Specific Key-Point Mutations along the Helical Conformation of Huntingtin-Exon 1 Protein Might Have an Antagonistic Effect on the Toxic Helical Content’s Formation

Abstract

The polyglutamine tract length represents a key regulator for the Huntington's disease toxicity level and its aggregation rates, often being related to helical structural conformations. In this study, we performed all-atom MD simulations on mutant Huntingtin-Exon1 protein with additional mutation spots, aiming to observe the corresponding structural and dynamical changes at the level of the helix.

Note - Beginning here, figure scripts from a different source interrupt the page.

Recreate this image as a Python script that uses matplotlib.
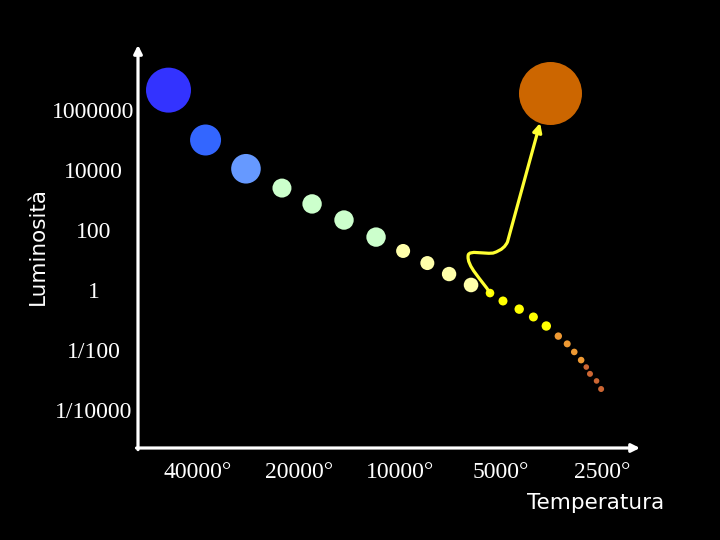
import matplotlib.pyplot as plt
from matplotlib.path import Path
from matplotlib.patches import FancyArrowPatch

# main sequence, from hot and bright (top left) to cool and faint
temps = [49000, 38000, 28800, 22500, 18300, 14700, 11800, 9800, 8300, 7150, 6150,
         5400, 4940, 4420, 4010, 3670, 3380, 3180, 3030, 2890, 2790, 2720, 2600, 2520]
lums = [4.6e6, 1e5, 1.1e4, 2500, 740, 215, 58, 20, 7.9, 3.4, 1.47,
        0.79, 0.43, 0.23, 0.126, 0.063, 0.029, 0.016, 0.0086, 0.0046, 0.0027,
        0.0016, 0.00093, 0.0005]

# red giant
giant_temp = 3590
giant_lum = 3.7e6

# path of the sun-like star leaving the main sequence (bezier vertices)
track_temps = [5400, 5700, 6360, 6270, 6200, 5700, 5290, 4960, 4860, 4790, 3830]
track_lums = [0.79, 2.15, 6.3, 14.7, 21.5, 15.8, 17, 21.5, 29, 40, 3.7e5]
track_codes = [Path.MOVETO] + [Path.CURVE4] * 9 + [Path.LINETO]

temp_ticks = [40000, 20000, 10000, 5000, 2500]
temp_labels = ['40000°', '20000°', '10000°', '5000°', '2500°']
lum_ticks = [1e6, 1e4, 1e2, 1, 1e-2, 1e-4]
lum_labels = ['1000000', '10000', '100', '1', '1/100', '1/10000']

# marker radius in pixels and colour for each star
radii = [22.5, 15.5, 14.8, 9.5, 9.7, 9.7, 9.7, 7, 7, 7.2, 7.3,
         4.3, 4.5, 4.7, 4.5, 4.7, 3.7, 3.5, 3.3, 3.3, 2.8, 3, 2.8, 3]
colors = (['#3333ff', '#3366ff', '#6699ff'] + ['#ccffcc'] * 4 + ['#ffffaa'] * 4
          + ['#ffff00'] * 5 + ['#ee9933'] * 4 + ['#cc6633'] * 4)
giant_radius = 31.5


def px_size(r):
    # scatter size (points^2) for a radius given in pixels at dpi 100
    return (2 * r * 0.72) ** 2


fig = plt.figure(figsize=(7.2, 5.4), dpi=100, facecolor='black')
ax = fig.add_axes([138 / 720, 92 / 540, 502 / 720, 403 / 540])
ax.set_facecolor('black')
ax.set_xscale('log')
ax.set_yscale('log')
ax.set_xlim(60400, 1930)
ax.set_ylim(5.4e-6, 1.47e8)
for s in ax.spines.values():
    s.set_visible(False)

ax.set_xticks(temp_ticks, temp_labels)
ax.set_yticks(lum_ticks, lum_labels)
ax.minorticks_off()
ax.tick_params(length=0, colors='white', labelsize=17)
ax.tick_params(axis='x', pad=10)
ax.tick_params(axis='y', pad=32)
for lbl in ax.get_xticklabels() + ax.get_yticklabels():
    lbl.set_fontfamily('Liberation Serif')
for lbl in ax.get_yticklabels():
    lbl.set_ha('center')

# axes drawn as arrows
arrow = dict(arrowstyle='-|>', color='white', lw=2.3, mutation_scale=12,
             shrinkA=0, shrinkB=0)
ax.annotate('', xy=(0, 1), xytext=(0, -0.004), xycoords='axes fraction', arrowprops=arrow)
ax.annotate('', xy=(1, 0), xytext=(-0.003, 0), xycoords='axes fraction', arrowprops=arrow)

ax.scatter(temps, lums, s=[px_size(r) for r in radii], c=colors, linewidths=0, zorder=3)
ax.scatter([giant_temp], [giant_lum], s=px_size(giant_radius), c='#cc6600',
           linewidths=0, zorder=3)

track_path = Path(list(zip(track_temps, track_lums)), track_codes)
track = FancyArrowPatch(path=track_path, arrowstyle='-|>', mutation_scale=13,
                        color='#ffff33', lw=2.3, joinstyle='round',
                        capstyle='round', zorder=4)
ax.add_patch(track)

fig.text(596 / 720, 1 - 503 / 540, 'Temperatura', ha='center', va='center',
         color='white', fontsize=15.5)
fig.text(38 / 720, 1 - 246 / 540, 'Luminosità', ha='center', va='center',
         rotation=90, color='white', fontsize=15.5)

fig.savefig('out.png', facecolor='black')
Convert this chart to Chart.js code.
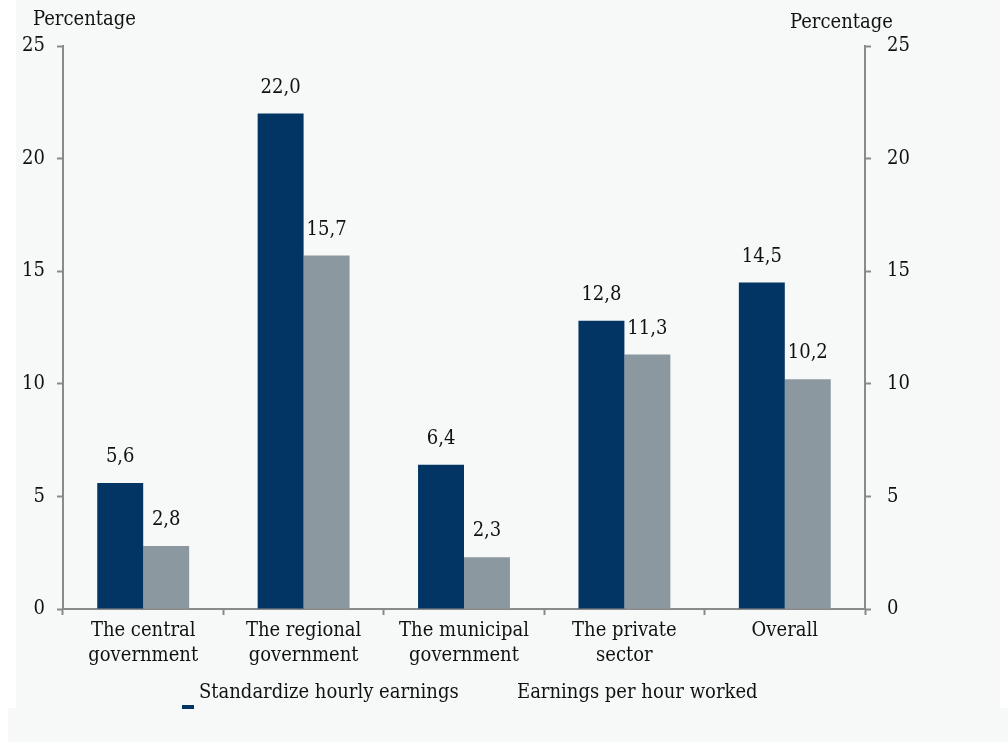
<!DOCTYPE html>
<html>
<head>
<meta charset="utf-8">
<script src="https://cdn.jsdelivr.net/npm/chart.js"></script>
<style>
  html, body { margin: 0; padding: 0; background: #ffffff; }
  #wrap { position: relative; width: 1008px; height: 742px; overflow: hidden; }
  .bg { position: absolute; background: #f7f9f9; }
  canvas { position: absolute; left: 0; top: 0; }
</style>
</head>
<body>
<div id="wrap">
  <div class="bg" style="left:16px; top:0; width:984px; height:708px;"></div>
  <div class="bg" style="left:8px; top:708px; width:1000px; height:34px;"></div>
  <canvas id="chart" width="1008" height="742"></canvas>
</div>
<script>
  const categories = [
    ['The central', 'government'],
    ['The regional', 'government'],
    ['The municipal', 'government'],
    ['The private', 'sector'],
    ['Overall']
  ];
  const standardizedHourly = [5.6, 22.0, 6.4, 12.8, 14.5];
  const perHourWorked = [2.8, 15.7, 2.3, 11.3, 10.2];
  const seriesNames = ['Standardize hourly earnings', 'Earnings per hour worked'];
  const yTicks = [0, 5, 10, 15, 20, 25];

  const FONT = '"DejaVu Serif Condensed", "DejaVu Serif", "Liberation Serif", serif';
  const SIZE = 20;
  const AXIS = '#8a8a8a';
  const INK = '#111111';

  // value labels above each bar, plus axis captions and the legend row
  const extras = {
    id: 'extras',
    afterDatasetsDraw(chart) {
      const ctx = chart.ctx;
      ctx.save();
      ctx.font = SIZE + 'px ' + FONT;
      ctx.fillStyle = INK;
      ctx.textAlign = 'center';
      ctx.textBaseline = 'middle';
      chart.data.datasets.forEach((ds, i) => {
        chart.getDatasetMeta(i).data.forEach((bar, j) => {
          ctx.fillText(ds.data[j].toFixed(1).replace('.', ','), bar.x, bar.y - 26);
        });
      });

      ctx.textAlign = 'left';
      ctx.fillText('Percentage', 33, 20);
      ctx.fillText('Percentage', 790, 23);

      // legend
      ctx.fillStyle = chart.data.datasets[0].backgroundColor;
      ctx.fillRect(182, 705, 12, 4);
      ctx.fillStyle = INK;
      ctx.fillText(seriesNames[0], 199, 693);
      ctx.fillText(seriesNames[1], 517, 693);
      ctx.restore();
    }
  };

  const yScale = (position, width) => ({
    type: 'linear',
    position,
    min: 0,
    max: 25,
    afterBuildTicks: s => { s.ticks = yTicks.map(v => ({ value: v })); },
    afterFit: s => { s.width = width; },
    border: { display: true, color: AXIS, width: 2 },
    grid: { drawOnChartArea: false, drawTicks: true, tickLength: 6, tickColor: AXIS, tickWidth: 2 },
    ticks: {
      color: INK,
      font: { family: FONT, size: SIZE },
      padding: position === 'left' ? 12 : 16
    }
  });

  new Chart(document.getElementById('chart'), {
    type: 'bar',
    data: {
      labels: categories,
      datasets: [
        { label: seriesNames[0], data: standardizedHourly, backgroundColor: '#023563' },
        { label: seriesNames[1], data: perHourWorked, backgroundColor: '#8c989f' }
      ]
    },
    options: {
      responsive: false,
      animation: false,
      layout: { padding: { top: 46, left: 0, right: 0, bottom: 0 } },
      datasets: { bar: { categoryPercentage: 0.573, barPercentage: 1.0 } },
      plugins: { legend: { display: false }, tooltip: { enabled: false } },
      scales: {
        x: {
          afterFit: s => { s.height = 133; },
          border: { display: true, color: AXIS, width: 2 },
          grid: { offset: true, drawOnChartArea: false, drawTicks: true, tickLength: 6, tickColor: AXIS, tickWidth: 2 },
          ticks: {
            color: INK,
            maxRotation: 0,
            autoSkip: false,
            padding: 3,
            font: { family: FONT, size: SIZE, lineHeight: 1.25 }
          }
        },
        y: yScale('left', 63),
        y2: yScale('right', 143)
      }
    },
    plugins: [extras]
  });
</script>
</body>
</html>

The simulated structures consist of three sets of Q residue mutations into P residues (4P, 7P, and 9P), with each set including different spots of mutations: random along the mutant sequence (R models), at the edges of the helix (E models), as well as at the edges and in the middle of the helix (EM models). At the helical level, our results predict less compactness profiles for a higher number of P mutations (7P and 9P models) with particular mutation spots at the edges and at the edges-middle of the helix. Moreover, the C-alpha atom distances decreased for 7P and 9P models in comparison to 4P models, and the RMSF values show the highest fluctuation rates for 9P models with point mutations at the edges and in the middle of the helix. The secondary structure analysis suggests greater structural transitions from α-helices to bends, turns, and random coils for 7P and 9P models, particularly for point mutations considered at the edges and in the middle of the helical content. The obtained results support our hypothesis that specific key-point mutations along the helical conformation might have an antagonistic effect on the toxic helical content's formation.